Synonymous with the state’s western culture, the cowboy hat officially became the state hat of Texas in 2015. Ranchers own at least two: a straw hat for everyday use and a dress hat made of felt. At Standard Hat Company in Waco, you can get both. The company has been in business since 1915, when Hungarian immigrant William Gross (he learned the hat-making trade in Budapest as a boy) opened a storefront at 622 Washington Avenue where he began crafting hand-made hats.
Over the years, Standard Hat Works has changed hands and locations a number of times. Waco native Cameron Morris bought the shop in 2013, and relocated to 1304 North New Road. Their forte is felt hats, which are customized with hat bands, sweat bands, and hat liners.
“If you find something you like in the shop, we can have it ready for you that day,” Morris said, “but if we don’t have the color or size you want, it’s a three- to six-month wait.”

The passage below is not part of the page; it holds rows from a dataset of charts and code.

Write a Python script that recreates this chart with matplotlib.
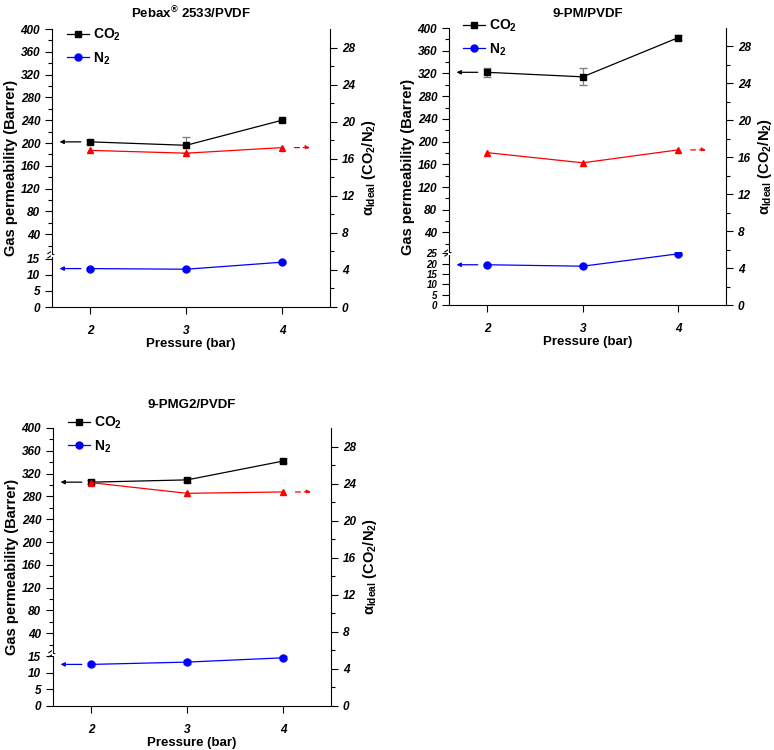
import matplotlib
matplotlib.use("Agg")
import matplotlib.pyplot as plt
from matplotlib.lines import Line2D

plt.rcParams['font.family'] = ['Liberation Sans', 'DejaVu Sans']
plt.rcParams['mathtext.default'] = 'regular'

pressure = [2, 3, 4]

# Pebax 2533/PVDF
peb_co2 = [202, 196, 240]
peb_co2_err = [3, 14, 3]
peb_n2 = [12.0, 11.8, 14.0]
peb_n2_err = [0.3, 0.4, 0.3]
peb_sel = [16.9, 16.6, 17.2]

# 9-PM/PVDF
pm_co2 = [322, 314, 383]
pm_co2_err = [8, 15, 4]
pm_n2 = [19.5, 18.8, 24.8]
pm_n2_err = [0.5, 0.6, 0.5]
pm_sel = [16.5, 15.4, 16.8]

# 9-PMG2/PVDF
pmg_co2 = [305, 309, 342]
pmg_co2_err = [3, 3, 4]
pmg_n2 = [12.6, 13.3, 14.6]
pmg_n2_err = [0.5, 0.5, 0.4]
pmg_sel = [24.1, 22.95, 23.1]

upper_ticks = list(range(40, 401, 40))
sel_ticks = list(range(0, 29, 4))

W, H = 774, 750
tick_font = dict(fontstyle='italic', fontweight='bold', fontsize=8.5)


def draw_panel(fig, px, title, title_pad, leg_xy, co2, co2_err, n2, n2_err, sel,
               low_max, low_ticks, low_fs):
    left, right, top, bottom = px
    x0 = left / W
    w = (right - left) / W
    y0 = 1 - bottom / H
    h = (bottom - top) / H
    frac = 0.19
    xlim = (1.6, 4.5)

    ax_bot = fig.add_axes([x0, y0, w, h * frac])
    ax_top = fig.add_axes([x0, y0 + h * frac, w, h * (1 - frac)])
    ax_r = fig.add_axes([x0, y0, w, h], facecolor='none')

    for ax in (ax_bot, ax_top, ax_r):
        ax.set_xlim(*xlim)
        ax.spines['top'].set_visible(False)
        ax.spines['right'].set_visible(False)
    ax_top.spines['bottom'].set_visible(False)
    ax_top.set_xticks([])
    ax_r.spines['left'].set_visible(False)
    ax_r.spines['bottom'].set_visible(False)
    ax_r.spines['right'].set_visible(True)
    ax_r.set_xticks([])
    ax_r.patch.set_visible(False)

    # upper segment: CO2
    ax_top.set_ylim(5, 400)
    ax_top.set_yticks(upper_ticks, [str(t) for t in upper_ticks], **tick_font)
    ax_top.set_yticks(list(range(20, 400, 40)), minor=True)
    ax_top.errorbar(pressure, co2, yerr=co2_err, color='black', marker='s', ms=5,
                    lw=0.9, ecolor='gray', elinewidth=0.9, capsize=3)
    ax_top.annotate('', xy=(xlim[0] + 0.05, co2[0]), xytext=(pressure[0] - 0.07, co2[0]),
                    arrowprops=dict(arrowstyle='-|>', color='black', lw=0.9,
                                    mutation_scale=6))

    # lower segment: N2
    ax_bot.set_ylim(0, low_max)
    ax_bot.set_yticks(low_ticks, [str(t) for t in low_ticks],
                      fontstyle='italic', fontweight='bold', fontsize=low_fs)
    ax_bot.set_xticks(pressure, [str(p) for p in pressure], **tick_font)
    ax_bot.errorbar(pressure, n2, yerr=n2_err, color='#0000ff', marker='o', ms=5,
                    lw=0.9, ecolor='gray', elinewidth=0.9, capsize=3)
    ax_bot.annotate('', xy=(xlim[0] + 0.05, n2[0]), xytext=(pressure[0] - 0.07, n2[0]),
                    arrowprops=dict(arrowstyle='-|>', color='#0000ff', lw=0.9,
                                    mutation_scale=6))
    ax_bot.set_xlabel('Pressure (bar)', fontweight='bold', fontsize=9.5, labelpad=1)

    # break marks on left spine
    ax_bot.plot([-0.015, 0.015], [0.93, 1.03], transform=ax_bot.transAxes,
                color='black', lw=0.8, clip_on=False)
    ax_bot.plot([-0.015, 0.015], [1.01, 1.11], transform=ax_bot.transAxes,
                color='black', lw=0.8, clip_on=False)
    ax_bot.plot([0, 0], [0.97, 1.07], transform=ax_bot.transAxes,
                color='white', lw=1.5, clip_on=False, zorder=5)

    # right axis: selectivity
    ax_r.set_ylim(0, 30)
    ax_r.yaxis.set_label_position('right')
    ax_r.yaxis.tick_right()
    ax_r.set_yticks(sel_ticks, [str(t) for t in sel_ticks], **tick_font)
    ax_r.set_yticks(list(range(2, 30, 4)), minor=True)
    ax_r.plot(pressure, sel, color='#ff0000', marker='^', ms=5, lw=0.9)
    ax_r.annotate('', xy=(pressure[-1] + 0.32, sel[-1]), xytext=(pressure[-1] + 0.1, sel[-1]),
                  arrowprops=dict(arrowstyle='-|>', color='#ff0000', lw=0.9,
                                  ls=(0, (4, 3)), mutation_scale=6))
    ax_r.set_ylabel(r'α$_{Ideal}$ (CO$_2$/N$_2$)', fontweight='bold', fontsize=10.5,
                    labelpad=4)

    for ax in (ax_bot, ax_top, ax_r):
        ax.tick_params(which='major', direction='out', length=5, width=0.8)
        ax.tick_params(which='minor', direction='out', length=3, width=0.8)
        for s in ax.spines.values():
            s.set_linewidth(0.8)
    ax_bot.tick_params(axis='x', pad=8)

    # legend
    handles = [Line2D([], [], color='black', marker='s', ms=5, lw=0.9),
               Line2D([], [], color='#0000ff', marker='o', ms=5, lw=0.9)]
    fig.legend(handles, ['CO$_2$', 'N$_2$'], loc='upper left',
               bbox_to_anchor=(leg_xy[0] / W, 1 - leg_xy[1] / H),
               bbox_transform=fig.transFigure, frameon=False, borderpad=0,
               borderaxespad=0, prop=dict(weight='bold', size=10), handlelength=1.6,
               handletextpad=0.3, labelspacing=0.5)

    fig.text(x0 - 41 / W, y0 + h / 2, 'Gas permeability (Barrer)', rotation=90,
             ha='center', va='center', fontweight='bold', fontsize=10.5)
    ax_top.set_title(title, fontweight='bold', fontsize=9.5, pad=title_pad)


fig = plt.figure(figsize=(W / 100, H / 100), dpi=100)

draw_panel(fig, (52, 330, 29, 307), 'Pebax$^{®}$ 2533/PVDF', 8, (67, 27),
           peb_co2, peb_co2_err, peb_n2, peb_n2_err, peb_sel, 16.5, [0, 5, 10, 15], 8.5)
draw_panel(fig, (449, 726, 28, 305), '9-PM/PVDF', 8, (463, 18),
           pm_co2, pm_co2_err, pm_n2, pm_n2_err, pm_sel, 25.5, [0, 5, 10, 15, 20, 25], 7)
draw_panel(fig, (53, 331, 428, 706), '9-PMG2/PVDF', 14.5, (68, 415),
           pmg_co2, pmg_co2_err, pmg_n2, pmg_n2_err, pmg_sel, 16.0, [0, 5, 10, 15], 8.5)

plt.savefig('out.png', dpi=100)
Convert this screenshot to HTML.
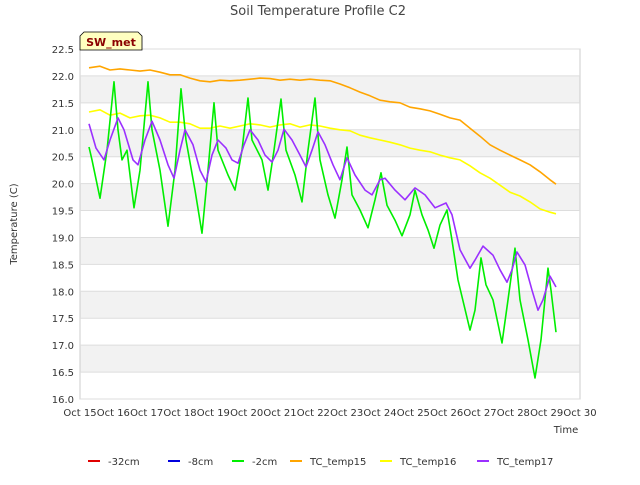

Morris ticks off a list of celebrity clients: Miranda Lambert, John Schneider (Bo Duke on Dukes of Hazzard), country music group Midland, singer-songwriter Wade Bowen (he and Morris grew up together), American outlaw singer and songwriter Cody Jinks, and Johnny Lee, the country music singer whose 1980 single “Lookin’ for Love” became a crossover hit. Lately Morris has been working with singer-songwriter Lainey Wilson, who will plays a singer named “Abby” on Yellowstone.
When he wants to hear a little homegrown music from local artists, Morris heads over to The Backyard Bar Stage & Grill.
“They book a lot of musicians from Texas who play real country music, not pop, like Wade Bowen and Josh Ward, who was born and raised in East Texas,” he said. Morris is also looking forward to the Heart of Texas Fair & Rodeo (October 5–15). Darden thinks it’s “more cowboy than the State Fair and Rodeo in Dallas” with a wide spectrum of “true country artists” onstage each night.
When friends of his from New York City visit Waco, Darden likes to take them to Atwoods Ranch and Home to get “the real experience.” His favorite location (there are two now in the Waco area) is the one on the north side of town, between Waco and West. “If you need a new pearl-button shirt or a pair of cowboy boots, you’ll find exactly what you’re looking for,” he said, “but they also have candies you remember as a kid.” If the names Pop Rocks, Charleston Chew, Black Jack Chewing Gum, Zagnut, or Sugar Daddy ring a bell, you’re in for a treat.
Want a glimpse into Waco’s past? Darden suggests paying a visit to the Dr Pepper Museum. While you can sit at the soda fountain and enjoy a cold Dr Pepper, which was invented in Waco, you can also see photographs taken from 1905 to 1940 by Fred Gildersleeve, who was Baylor University’s contract photographer for five decades.
“He took thousands of glass plate photographs that are on display there,” said Darden, “and they are extraordinary.”